# 반실만



## panview

Hi.  I wonder what the word means in the sentence:
한 두 뿌리만  캐어도  대바구니에 반실만 되누나
It is from the folk song Doraji.


----------



## Hyperpolyglot

It means "only half a room"

반실만: [半室-]
반 in Chinese is 半 which is "half", 실 in Chinese is 室, meaning "room" , -민 means "only"


----------



## panview

Hyperpolyglot said:


> It means "only half a room"
> 
> 반실만: [半室-]
> 반 in Chinese is 半 which is "half", 실 in Chinese is 室, meaning "room" , -민 means "only"


Thank you.But I think  if 반시 (半時). so if it means " in a short moment the basket is full.


----------



## panview

or 반실 (半失)  ? lose half of its room(丢失一半)? how to understand 半室 for a basket?


----------



## mink-shin

Sometimes 반실 means 半失. But in this case it means 半室. I think we can be sure of it by simply checking another verse of the folk song a part of which you've quoted.
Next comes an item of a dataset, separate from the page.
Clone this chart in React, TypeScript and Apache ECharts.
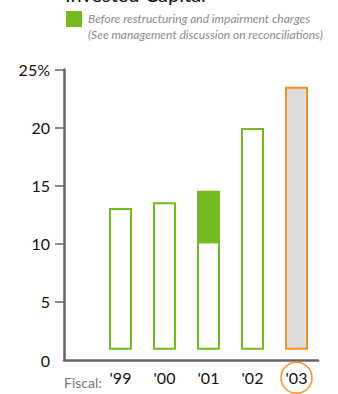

Third verse of the song : 도라지 도라지 도라지 은율 금산포 백도라지/ 한 포기만 캐어도 _*광주리 광주리 반씩 된다*_.
Note the part I've made bold. It absolutely means a half of the basket. We can guess the meaning of "반실" is 半室 from the other verse.



Hyperpolyglot said:


> -민 means "only"



I have a somewhat different opinion from Hyperpolyglot.
-만 means here as much as. In modern Korean, we use '-만큼' instead of '-만'.
'-만' used to be used as a meaning of '-만큼' in modern Korean.


----------